ACT Council of Social Service said the government's priority should be providing more social and affordable housing, not investigating the issue of a vacancy tax.

"For people on Jobseeker, there is not a single property in the private rental market that is available to rent. If you are on youth allowance, there is not even a room in a shared house that is affordable to rent in the ACT or Queanbeyan, in New South Wales," ACTOSS said.

Greater Canberra advocated for zoning reform, arguing the RZ1 zoning rule should allow unit-titled duplexes, triplexes, and terraced housing on larger blocks and multi-unit projects.

"In our view, the best method that we have to increase large amounts of additional housing supply is zoning reform. And zoning reform is quite cheap. All we need to do is go through the effort of redesigning the zoning rules and equivalent planning processes," Greater Canberra said.

Several other submissions also advocated for greater investment in public housing by the government, as well as broader changes to allow community housing providers to construct more social housing.

Appearing before the committee Chief Minister Andrew Barr said the ACT government could not afford to do all the heavy lifting and would have to attract private capital into housing.

"The reality is that the government's balance sheet cannot fund every single new housing dwelling that is needed in the territory.
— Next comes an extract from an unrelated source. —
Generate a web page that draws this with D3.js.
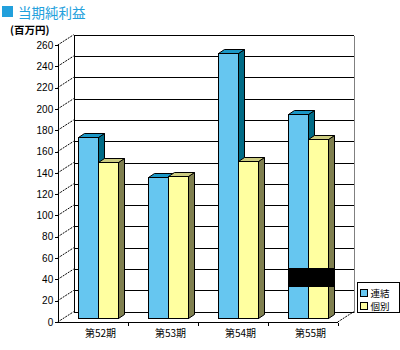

We have to attract private capital into housing," Mr Barr said.

On the topic of increasing housing supply, Mr Barr said the local construction sector was already operating at full capacity.

"There are material constraints and resources. We have an unemployment rate at 2.7 per cent. There are two job vacancies for every unemployed person at the moment. So the economy is at full tilt. There is no surplus capacity," he said.

The government reiterated its ambitions to increase the number of rental properties in the territory through large-scale build-to-rent.

"I want thousands of additional rental properties - we will all be very old if we are waiting for one investor at a time to do it, so that is not the pathway to get to the desired outcome. It is through large-scale institutional build to rent," Mr Barr said.

Other recommendations from the wide-ranging inquiry included the promotion of the affordable land tax concession scheme, policy solutions for short-term rental accommodations, and encouraging the construction of more three-bedroom and four-bedroom apartments and townhouses.